Ci rimettiamo in viaggio verso Monkey Mountain. È una montagna ribattezzata così in quanto casa di diverse scimmie, famose per stare tra le persone senza problemi anche in zone affollate, come al tempio alla base della montagna dove andremo.
Già dalla città vediamo una statua di un buddha femmina immensa che governa il lato della montagna rivolto verso di noi. Da Nang è una città di mare, di allunga su un golfo al cui estremo c’è questa montagna, e la buddha sembra salutare chi arriva e chi viene con un sorriso e una benedizione.

Parcheggiamo e siamo all’entrata del tempio. Ci sono diversi alberi bonsai all’esterno, nessuna scimmia in vista per il momento. Prima di entrare nel tempio ci fanno mettere una specie di gonna che si avvolge con uno strap in vita per coprire i pantaloni corti e ci fanno togliere le scarpe. Il tempio è ampio, diverse persone stanno pregando. Noi facciamo qualche foto in silenzio e torniamo fuori. Poco distante c’è la base della buddha, che vista da questa distanza è enorme. Altre foto e poi sentiamo un po’ di voci di turisti agitati, un gruppo di scimmie sono tra loro. Ci avviciniamo e vediamo una decina di piccole scimmie che accettano cibo dai turisti per poi scappare via dalle altre. Alcune saltano tra gli alberi, le più giovani a volte cadono. Sono molto intelligenti. Sanno che nei sacchetti ci sono patatine, e sembra conoscano le confezioni a memoria. Un turista distratto si lascia rubare un pacchetto chiuso e dopo essersi allontanate a sufficienza lo aprono e mangiano, proprio come farebbe una persona.
Facciamo molte foto alle scimmie, Leah riesce ad avvicinarle di più senza farle fuggire e le vengono dei begli scatti. Un gruppo di turisti ha accerchiato un cucciolo, che viene recuperato dalla mamma con un ringhio poco dopo.

Io e David fantastichiamo sul portarci a casa una scimmia, ma non riusciamo neanche a toccarne una. Sconfitti, ritorniamo sul pulmino verso la città. Faremo una tappa a vedere il ponte a forma di drago al tramonto a Da Nang prima di andare in aeroporto.
Il paesaggio è molto bello. Guardiamo il ponte da un piccolo pontile pieno di lucchetti come ponte Vecchio a Firenze. È strano pensare che alcune usanze siano le stesse a così tanta distanza.

Ci fermiamo a bere un ultimo caffè vietnamita a Da Nang e poco dopo siamo in aeroporto.

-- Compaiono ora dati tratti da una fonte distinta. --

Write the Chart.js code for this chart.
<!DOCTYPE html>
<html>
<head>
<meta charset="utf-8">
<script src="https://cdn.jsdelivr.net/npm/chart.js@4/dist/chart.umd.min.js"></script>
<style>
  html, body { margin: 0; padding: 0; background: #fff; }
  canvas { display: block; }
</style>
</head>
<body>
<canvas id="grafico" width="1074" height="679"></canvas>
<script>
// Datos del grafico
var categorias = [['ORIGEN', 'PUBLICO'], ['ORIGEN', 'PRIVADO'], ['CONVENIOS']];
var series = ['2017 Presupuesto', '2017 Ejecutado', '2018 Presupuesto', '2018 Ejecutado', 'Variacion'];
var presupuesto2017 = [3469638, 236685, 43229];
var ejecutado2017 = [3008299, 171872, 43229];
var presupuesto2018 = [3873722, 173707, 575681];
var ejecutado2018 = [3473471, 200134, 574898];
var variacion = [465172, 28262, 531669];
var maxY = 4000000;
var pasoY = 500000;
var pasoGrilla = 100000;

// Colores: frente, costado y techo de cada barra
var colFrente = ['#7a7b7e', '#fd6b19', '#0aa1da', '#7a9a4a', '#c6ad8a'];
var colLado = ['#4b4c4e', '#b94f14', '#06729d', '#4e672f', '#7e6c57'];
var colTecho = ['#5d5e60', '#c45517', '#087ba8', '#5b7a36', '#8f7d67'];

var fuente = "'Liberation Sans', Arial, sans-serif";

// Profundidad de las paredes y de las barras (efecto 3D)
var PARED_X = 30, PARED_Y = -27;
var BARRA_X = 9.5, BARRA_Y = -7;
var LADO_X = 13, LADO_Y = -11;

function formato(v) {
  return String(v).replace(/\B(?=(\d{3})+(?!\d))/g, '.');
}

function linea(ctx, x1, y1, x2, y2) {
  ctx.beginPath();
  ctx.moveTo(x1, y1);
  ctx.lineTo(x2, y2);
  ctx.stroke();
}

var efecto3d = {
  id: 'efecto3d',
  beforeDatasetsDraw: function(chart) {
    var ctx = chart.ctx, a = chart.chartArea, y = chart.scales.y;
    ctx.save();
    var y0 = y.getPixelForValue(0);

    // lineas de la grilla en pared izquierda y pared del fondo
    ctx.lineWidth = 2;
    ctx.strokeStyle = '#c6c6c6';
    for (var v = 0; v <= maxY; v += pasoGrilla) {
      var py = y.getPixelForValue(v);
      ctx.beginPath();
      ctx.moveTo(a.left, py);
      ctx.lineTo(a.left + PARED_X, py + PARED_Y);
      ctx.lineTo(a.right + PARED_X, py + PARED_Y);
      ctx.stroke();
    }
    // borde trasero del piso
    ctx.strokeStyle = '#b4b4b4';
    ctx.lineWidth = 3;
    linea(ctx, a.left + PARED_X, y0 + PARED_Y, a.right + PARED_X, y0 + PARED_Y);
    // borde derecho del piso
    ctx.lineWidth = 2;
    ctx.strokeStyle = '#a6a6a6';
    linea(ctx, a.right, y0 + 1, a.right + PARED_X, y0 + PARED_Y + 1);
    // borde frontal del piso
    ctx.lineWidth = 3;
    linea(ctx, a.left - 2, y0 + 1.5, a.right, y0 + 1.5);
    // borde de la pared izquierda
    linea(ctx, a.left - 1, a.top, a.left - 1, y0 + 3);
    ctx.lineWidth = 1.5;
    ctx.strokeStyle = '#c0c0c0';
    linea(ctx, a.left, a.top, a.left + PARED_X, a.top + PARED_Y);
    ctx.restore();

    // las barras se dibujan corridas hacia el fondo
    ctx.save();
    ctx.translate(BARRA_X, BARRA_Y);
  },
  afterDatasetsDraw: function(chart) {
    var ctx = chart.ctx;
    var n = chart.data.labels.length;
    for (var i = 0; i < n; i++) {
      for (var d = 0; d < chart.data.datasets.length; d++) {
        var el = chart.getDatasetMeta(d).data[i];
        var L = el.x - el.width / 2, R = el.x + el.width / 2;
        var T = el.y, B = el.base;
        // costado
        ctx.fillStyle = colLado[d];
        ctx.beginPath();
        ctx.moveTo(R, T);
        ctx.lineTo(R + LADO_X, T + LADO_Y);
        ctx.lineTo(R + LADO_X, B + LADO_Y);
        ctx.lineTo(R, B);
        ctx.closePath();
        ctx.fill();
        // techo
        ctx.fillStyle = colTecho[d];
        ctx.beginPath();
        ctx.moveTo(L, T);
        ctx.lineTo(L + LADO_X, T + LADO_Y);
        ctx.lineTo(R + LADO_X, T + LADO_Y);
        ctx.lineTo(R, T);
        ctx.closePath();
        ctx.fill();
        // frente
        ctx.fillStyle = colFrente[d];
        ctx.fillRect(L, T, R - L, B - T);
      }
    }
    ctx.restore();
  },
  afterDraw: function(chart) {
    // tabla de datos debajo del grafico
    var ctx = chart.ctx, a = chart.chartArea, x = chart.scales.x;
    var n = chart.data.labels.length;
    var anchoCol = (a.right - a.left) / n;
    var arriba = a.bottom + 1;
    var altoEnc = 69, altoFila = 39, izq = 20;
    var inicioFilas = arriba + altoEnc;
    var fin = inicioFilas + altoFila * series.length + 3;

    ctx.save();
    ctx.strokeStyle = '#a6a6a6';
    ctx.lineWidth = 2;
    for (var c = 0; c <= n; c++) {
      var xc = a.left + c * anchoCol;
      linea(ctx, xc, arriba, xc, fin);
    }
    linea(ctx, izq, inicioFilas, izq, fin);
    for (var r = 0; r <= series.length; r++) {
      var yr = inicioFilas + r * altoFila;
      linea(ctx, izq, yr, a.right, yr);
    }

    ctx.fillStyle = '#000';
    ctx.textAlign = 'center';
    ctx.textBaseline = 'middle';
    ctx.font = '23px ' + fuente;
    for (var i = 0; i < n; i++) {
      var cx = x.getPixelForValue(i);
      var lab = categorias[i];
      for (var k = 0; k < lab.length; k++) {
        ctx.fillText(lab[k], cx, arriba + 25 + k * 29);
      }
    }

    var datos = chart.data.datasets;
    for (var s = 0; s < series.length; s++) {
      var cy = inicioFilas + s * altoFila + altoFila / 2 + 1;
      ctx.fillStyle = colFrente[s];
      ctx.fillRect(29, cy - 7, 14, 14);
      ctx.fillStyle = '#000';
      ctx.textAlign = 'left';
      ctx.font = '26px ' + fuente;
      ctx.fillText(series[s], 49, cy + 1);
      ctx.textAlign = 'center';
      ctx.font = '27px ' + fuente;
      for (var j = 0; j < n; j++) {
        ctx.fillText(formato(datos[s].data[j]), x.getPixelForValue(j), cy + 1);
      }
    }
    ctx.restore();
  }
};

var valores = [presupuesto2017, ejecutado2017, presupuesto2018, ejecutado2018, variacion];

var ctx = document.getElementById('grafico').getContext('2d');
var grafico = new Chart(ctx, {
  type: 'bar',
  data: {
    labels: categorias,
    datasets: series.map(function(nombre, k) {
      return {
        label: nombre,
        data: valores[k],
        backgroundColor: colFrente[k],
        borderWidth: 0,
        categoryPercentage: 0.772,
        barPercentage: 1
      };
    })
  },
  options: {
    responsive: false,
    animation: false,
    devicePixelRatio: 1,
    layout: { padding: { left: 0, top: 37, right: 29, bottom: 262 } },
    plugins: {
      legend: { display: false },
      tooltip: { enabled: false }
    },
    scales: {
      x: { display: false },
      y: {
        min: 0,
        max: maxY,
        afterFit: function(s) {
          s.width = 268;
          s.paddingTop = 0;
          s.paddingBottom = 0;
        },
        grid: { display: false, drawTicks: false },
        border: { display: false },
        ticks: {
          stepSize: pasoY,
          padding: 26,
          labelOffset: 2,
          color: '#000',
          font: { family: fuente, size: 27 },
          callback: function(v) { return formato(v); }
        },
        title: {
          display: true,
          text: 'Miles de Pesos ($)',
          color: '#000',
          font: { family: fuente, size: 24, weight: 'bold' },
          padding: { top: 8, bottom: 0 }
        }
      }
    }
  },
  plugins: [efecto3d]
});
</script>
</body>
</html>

Salutiamo la nostra guida e l’autista che sono stati con noi da tre giorni e attraversiamo i controlli di sicurezza. Quando siamo dentro a Leah torna un po’ di fastidio allo stomaco, vado alla ricerca di un posto che faccia tè caldo sperando che la faccia stare meglio. Dopo averglielo portato mi accorgo di essere affamato, e così prendo qualcosa da mangiare, pensando anche che quando arriveremo a Ho Chi Minh molto probabilmente non mangeremo nulla e andremo direttamente a vedere i fuochi artificiali a mezzanotte.

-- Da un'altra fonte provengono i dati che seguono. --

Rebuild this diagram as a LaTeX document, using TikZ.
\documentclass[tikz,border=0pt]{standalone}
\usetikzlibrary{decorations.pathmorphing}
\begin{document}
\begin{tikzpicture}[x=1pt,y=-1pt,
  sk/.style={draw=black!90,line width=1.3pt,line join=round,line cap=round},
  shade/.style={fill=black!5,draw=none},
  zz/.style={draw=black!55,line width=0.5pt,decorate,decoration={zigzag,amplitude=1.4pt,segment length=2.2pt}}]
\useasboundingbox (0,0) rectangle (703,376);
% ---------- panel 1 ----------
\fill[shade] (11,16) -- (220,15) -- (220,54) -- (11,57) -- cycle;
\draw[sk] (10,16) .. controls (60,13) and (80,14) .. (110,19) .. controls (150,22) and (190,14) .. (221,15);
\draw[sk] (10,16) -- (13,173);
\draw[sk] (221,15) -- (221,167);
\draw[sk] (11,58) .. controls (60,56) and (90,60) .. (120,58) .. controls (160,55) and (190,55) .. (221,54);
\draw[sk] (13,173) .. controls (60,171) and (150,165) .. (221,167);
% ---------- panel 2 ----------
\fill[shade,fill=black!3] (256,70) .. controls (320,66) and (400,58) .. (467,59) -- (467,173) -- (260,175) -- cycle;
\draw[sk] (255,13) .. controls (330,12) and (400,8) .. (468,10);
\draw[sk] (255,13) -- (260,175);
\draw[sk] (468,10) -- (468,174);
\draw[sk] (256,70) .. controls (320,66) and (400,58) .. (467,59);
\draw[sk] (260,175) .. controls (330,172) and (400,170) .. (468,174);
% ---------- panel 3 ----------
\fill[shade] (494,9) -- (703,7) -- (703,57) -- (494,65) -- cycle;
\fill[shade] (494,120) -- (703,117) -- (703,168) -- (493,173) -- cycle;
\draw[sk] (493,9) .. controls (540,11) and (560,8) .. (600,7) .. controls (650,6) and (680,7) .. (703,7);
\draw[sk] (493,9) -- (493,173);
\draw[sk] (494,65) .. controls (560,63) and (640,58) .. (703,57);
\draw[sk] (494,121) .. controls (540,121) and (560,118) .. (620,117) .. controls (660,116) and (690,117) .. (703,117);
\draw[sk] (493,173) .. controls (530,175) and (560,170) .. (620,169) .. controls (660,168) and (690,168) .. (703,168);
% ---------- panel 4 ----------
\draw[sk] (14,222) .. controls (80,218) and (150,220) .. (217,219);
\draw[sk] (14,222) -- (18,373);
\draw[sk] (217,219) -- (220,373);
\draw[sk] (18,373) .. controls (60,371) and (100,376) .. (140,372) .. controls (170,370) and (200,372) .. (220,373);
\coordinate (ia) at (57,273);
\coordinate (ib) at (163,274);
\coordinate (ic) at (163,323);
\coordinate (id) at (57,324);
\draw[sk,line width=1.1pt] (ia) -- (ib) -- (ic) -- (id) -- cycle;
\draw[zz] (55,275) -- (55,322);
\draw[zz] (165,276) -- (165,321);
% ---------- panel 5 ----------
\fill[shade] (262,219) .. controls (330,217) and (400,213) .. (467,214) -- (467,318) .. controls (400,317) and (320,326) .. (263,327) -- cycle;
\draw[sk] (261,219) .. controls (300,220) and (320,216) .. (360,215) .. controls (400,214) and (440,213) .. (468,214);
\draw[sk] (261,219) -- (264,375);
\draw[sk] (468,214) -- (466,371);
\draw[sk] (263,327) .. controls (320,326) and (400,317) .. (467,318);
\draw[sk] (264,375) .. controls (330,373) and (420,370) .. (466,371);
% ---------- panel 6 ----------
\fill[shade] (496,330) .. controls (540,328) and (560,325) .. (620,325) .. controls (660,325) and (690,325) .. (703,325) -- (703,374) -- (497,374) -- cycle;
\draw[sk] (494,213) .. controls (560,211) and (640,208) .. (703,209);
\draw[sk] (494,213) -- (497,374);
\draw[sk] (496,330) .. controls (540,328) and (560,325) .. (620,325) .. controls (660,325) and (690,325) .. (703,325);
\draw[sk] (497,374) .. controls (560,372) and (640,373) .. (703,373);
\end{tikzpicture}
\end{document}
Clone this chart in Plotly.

Il volo è tranquillo, continuo a leggere Zafon. Mi sorprende come riesca a tenermi interessato e a tenere la mia curiosità accesa, devo riconoscere che è davvero un bravo scrittore. I suoi personaggi sono convincenti e mai noiosi.

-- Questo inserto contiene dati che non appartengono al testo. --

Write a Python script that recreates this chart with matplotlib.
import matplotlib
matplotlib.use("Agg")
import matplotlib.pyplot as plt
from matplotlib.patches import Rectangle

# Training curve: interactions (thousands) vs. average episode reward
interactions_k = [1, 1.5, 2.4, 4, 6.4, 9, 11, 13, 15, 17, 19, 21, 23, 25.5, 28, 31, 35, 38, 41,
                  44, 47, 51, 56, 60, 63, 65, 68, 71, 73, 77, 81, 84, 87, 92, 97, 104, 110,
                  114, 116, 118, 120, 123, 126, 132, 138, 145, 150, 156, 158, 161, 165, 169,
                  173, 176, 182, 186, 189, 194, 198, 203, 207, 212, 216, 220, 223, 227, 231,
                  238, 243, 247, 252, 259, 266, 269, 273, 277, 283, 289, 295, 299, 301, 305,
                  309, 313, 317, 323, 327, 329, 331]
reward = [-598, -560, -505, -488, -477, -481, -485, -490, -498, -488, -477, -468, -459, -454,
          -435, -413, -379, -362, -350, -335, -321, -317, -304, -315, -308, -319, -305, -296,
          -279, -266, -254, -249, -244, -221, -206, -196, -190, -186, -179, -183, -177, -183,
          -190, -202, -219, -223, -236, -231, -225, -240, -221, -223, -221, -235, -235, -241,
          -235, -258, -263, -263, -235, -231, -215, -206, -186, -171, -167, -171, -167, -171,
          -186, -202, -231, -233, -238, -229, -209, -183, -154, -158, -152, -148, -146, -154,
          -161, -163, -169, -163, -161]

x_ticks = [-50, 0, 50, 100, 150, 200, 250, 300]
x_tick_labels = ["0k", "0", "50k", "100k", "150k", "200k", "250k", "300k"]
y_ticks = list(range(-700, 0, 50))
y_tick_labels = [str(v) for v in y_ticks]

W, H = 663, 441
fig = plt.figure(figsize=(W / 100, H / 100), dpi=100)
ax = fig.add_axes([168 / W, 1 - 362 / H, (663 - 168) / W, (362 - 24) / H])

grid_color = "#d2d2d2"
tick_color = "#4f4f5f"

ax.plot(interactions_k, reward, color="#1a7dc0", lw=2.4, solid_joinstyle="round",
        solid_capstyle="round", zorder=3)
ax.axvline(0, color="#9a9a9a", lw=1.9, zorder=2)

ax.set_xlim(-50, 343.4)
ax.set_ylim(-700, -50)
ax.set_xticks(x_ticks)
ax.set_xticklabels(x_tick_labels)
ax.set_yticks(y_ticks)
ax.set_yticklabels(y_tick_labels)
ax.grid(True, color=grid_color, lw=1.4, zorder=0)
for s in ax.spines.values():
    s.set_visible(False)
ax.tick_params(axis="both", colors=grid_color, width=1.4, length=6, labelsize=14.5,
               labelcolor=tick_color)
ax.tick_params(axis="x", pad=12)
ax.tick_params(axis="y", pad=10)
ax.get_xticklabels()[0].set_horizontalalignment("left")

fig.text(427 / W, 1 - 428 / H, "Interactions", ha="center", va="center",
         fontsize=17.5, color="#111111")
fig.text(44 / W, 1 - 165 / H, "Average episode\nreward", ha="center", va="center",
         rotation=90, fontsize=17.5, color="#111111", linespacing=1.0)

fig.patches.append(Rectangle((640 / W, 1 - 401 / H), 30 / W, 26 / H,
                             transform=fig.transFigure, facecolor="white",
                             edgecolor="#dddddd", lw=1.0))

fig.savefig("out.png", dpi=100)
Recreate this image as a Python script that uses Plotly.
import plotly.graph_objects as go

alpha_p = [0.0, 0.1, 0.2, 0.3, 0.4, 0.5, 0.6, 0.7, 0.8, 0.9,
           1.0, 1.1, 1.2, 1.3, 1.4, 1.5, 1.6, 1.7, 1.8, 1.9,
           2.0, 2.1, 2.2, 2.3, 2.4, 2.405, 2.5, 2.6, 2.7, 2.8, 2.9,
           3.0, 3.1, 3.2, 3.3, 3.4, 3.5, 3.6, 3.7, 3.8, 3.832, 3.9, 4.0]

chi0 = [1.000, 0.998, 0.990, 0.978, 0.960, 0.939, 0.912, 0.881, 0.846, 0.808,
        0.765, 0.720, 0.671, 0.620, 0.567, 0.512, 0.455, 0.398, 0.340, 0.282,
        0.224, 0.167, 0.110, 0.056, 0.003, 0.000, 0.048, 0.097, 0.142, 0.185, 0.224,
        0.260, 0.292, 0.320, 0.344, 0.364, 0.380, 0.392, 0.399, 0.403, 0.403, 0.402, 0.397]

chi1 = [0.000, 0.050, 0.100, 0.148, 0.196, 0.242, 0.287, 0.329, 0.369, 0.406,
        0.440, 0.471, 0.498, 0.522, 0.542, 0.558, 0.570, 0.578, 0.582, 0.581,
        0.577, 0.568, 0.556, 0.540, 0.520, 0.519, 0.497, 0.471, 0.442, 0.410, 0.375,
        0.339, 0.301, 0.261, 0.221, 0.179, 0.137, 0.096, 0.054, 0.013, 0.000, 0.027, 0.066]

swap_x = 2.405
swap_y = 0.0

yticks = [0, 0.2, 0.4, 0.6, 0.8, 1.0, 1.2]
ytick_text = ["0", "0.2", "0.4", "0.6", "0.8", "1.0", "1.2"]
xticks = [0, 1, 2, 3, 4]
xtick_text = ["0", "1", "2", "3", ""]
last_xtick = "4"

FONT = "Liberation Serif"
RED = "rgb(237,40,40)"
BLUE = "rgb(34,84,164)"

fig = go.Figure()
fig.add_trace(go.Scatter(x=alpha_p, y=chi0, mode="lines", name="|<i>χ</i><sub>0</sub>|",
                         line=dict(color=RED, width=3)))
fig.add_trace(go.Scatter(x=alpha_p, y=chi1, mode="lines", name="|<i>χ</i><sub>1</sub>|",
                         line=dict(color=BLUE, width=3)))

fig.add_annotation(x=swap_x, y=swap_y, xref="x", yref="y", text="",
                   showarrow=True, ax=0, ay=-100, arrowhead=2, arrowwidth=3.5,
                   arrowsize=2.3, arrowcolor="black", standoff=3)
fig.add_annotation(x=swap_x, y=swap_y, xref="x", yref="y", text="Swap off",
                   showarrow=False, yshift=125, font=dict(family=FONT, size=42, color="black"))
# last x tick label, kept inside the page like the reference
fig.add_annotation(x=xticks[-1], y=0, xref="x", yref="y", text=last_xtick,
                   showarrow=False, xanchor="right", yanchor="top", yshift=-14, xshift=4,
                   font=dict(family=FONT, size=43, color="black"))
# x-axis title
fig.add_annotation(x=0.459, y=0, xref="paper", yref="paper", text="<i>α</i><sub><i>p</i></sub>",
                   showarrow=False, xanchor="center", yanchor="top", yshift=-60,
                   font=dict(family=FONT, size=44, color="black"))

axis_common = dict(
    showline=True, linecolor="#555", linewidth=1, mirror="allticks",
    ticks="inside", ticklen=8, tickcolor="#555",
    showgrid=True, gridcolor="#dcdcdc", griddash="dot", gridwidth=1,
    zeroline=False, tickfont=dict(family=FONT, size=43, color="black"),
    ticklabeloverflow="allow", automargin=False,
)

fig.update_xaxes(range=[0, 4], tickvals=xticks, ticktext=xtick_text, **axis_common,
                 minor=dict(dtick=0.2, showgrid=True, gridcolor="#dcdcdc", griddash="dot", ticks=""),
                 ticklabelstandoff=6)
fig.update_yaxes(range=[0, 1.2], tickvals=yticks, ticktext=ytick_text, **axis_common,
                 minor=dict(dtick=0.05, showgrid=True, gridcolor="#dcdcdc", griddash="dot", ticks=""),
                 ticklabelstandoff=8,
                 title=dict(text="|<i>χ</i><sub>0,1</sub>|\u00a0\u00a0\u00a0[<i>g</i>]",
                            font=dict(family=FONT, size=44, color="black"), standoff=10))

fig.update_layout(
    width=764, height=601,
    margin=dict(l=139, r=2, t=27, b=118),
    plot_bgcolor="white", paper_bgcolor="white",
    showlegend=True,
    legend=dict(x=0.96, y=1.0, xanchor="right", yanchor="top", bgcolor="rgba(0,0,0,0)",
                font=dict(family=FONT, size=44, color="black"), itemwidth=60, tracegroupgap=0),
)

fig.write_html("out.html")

Prendiamo un taxi dall’aeroporto e siamo a casa. La mamma di Minh è stata avvisata del mal di pancia di Leah e ha preparato del brodo di pollo e degli spaghetti di riso. Leah ne mangia un po’ e si sente meglio, verso le 23:45 usciamo e andiamo a vedere i fuochi artificiali dal parco sotto al grattacielo altissimo dove abbiamo fatto aperitivo.
Decidiamo di andare a piedi, dobbiamo solo attraversare una strada che normalmente è molto trafficata, ma siccome quasi tutta la città è a vedere i fuochi la troviamo quasi vuota. Non appena siamo nelle vicinanze del parco la folla ci accoglie. Non è una folla eccessiva, molti hanno già preso posto con teli nel parco per accaparrarsi i posti migliori. Riusciamo a trovare un piccolo spiazzo d’erba e ci sediamo. I fuochi iniziano puntuali, sia dal parco che dal grattacielo. A differenza dei fuochi artificiali a cui sono abituato, non c’è nessuna musica o ritmo che li guida, solo luci e botti. Lo spettacolo è bello, ma nulla di straordinario. Alcuni fuochi scoppiano proprio sopra di noi, e a volte alcuni pezzi ancora infuocati cadono tra le persone, ma non succede nulla di male.

Al termine dello spettacolo Leah mi dice che le fa male la pancia, e torniamo a casa. Io sono molto stanco, ma lo stomaco di Leah non le dà tregua, e fino alle 2 rimaniamo svegli, finché finalmente lei non si addormenta e riesco a prendere sonno anche io.